▶ WORK REQUIRED
Write out the listing, please, but only from its first line through the line containing "const zip = (xs: number[], ys: number[])", exactly as given and without pictures.

>> START SUPPLIED INFORMATION

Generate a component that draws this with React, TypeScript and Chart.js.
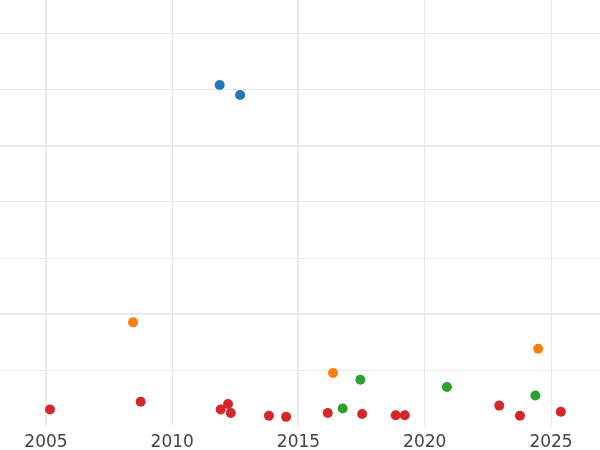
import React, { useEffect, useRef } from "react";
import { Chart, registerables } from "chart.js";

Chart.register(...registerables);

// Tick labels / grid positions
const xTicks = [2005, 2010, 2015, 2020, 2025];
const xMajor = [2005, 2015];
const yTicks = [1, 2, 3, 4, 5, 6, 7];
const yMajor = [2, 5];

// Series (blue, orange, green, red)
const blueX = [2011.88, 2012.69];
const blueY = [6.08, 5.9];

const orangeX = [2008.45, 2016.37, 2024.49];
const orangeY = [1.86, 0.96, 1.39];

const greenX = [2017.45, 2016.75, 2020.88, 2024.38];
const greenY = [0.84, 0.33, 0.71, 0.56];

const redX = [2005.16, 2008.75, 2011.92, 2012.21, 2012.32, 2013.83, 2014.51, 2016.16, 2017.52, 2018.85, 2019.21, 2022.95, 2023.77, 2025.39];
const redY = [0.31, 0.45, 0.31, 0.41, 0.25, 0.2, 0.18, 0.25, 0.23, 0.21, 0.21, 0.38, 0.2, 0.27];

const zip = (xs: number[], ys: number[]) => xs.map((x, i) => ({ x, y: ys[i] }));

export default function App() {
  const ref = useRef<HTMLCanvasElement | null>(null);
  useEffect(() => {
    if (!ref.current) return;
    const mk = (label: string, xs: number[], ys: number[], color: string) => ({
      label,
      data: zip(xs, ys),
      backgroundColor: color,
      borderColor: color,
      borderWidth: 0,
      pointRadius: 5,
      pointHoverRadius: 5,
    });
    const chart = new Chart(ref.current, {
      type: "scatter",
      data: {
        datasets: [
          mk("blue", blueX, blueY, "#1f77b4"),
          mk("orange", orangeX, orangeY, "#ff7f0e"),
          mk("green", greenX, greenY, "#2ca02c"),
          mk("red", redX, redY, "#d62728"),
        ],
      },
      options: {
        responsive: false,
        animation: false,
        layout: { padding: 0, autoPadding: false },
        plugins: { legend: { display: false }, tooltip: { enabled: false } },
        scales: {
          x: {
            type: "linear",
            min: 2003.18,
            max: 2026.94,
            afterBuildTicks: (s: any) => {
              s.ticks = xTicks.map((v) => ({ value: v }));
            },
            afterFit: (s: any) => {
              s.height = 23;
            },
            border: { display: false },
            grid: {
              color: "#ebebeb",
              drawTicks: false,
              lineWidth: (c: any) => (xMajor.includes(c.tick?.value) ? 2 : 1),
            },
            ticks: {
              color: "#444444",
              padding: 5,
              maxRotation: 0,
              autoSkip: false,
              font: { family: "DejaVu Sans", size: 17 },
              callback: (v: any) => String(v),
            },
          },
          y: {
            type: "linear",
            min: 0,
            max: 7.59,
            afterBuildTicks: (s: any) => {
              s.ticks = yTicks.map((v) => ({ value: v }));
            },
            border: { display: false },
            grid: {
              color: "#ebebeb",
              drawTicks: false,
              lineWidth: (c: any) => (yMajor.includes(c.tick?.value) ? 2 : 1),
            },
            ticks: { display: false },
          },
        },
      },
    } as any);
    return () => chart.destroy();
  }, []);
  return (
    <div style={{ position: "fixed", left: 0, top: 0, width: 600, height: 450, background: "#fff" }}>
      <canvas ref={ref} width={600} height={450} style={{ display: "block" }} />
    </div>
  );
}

>> END SUPPLIED INFORMATION

▶ SOLUTION TO THE EXERCISE
Generate a component that draws this with React, TypeScript and Chart.js.
import React, { useEffect, useRef } from "react";
import { Chart, registerables } from "chart.js";

Chart.register(...registerables);

// Tick labels / grid positions
const xTicks = [2005, 2010, 2015, 2020, 2025];
const xMajor = [2005, 2015];
const yTicks = [1, 2, 3, 4, 5, 6, 7];
const yMajor = [2, 5];

// Series (blue, orange, green, red)
const blueX = [2011.88, 2012.69];
const blueY = [6.08, 5.9];

const orangeX = [2008.45, 2016.37, 2024.49];
const orangeY = [1.86, 0.96, 1.39];

const greenX = [2017.45, 2016.75, 2020.88, 2024.38];
const greenY = [0.84, 0.33, 0.71, 0.56];

const redX = [2005.16, 2008.75, 2011.92, 2012.21, 2012.32, 2013.83, 2014.51, 2016.16, 2017.52, 2018.85, 2019.21, 2022.95, 2023.77, 2025.39];
const redY = [0.31, 0.45, 0.31, 0.41, 0.25, 0.2, 0.18, 0.25, 0.23, 0.21, 0.21, 0.38, 0.2, 0.27];

const zip = (xs: number[], ys: number[]) => xs.map((x, i) => ({ x, y: ys[i] }));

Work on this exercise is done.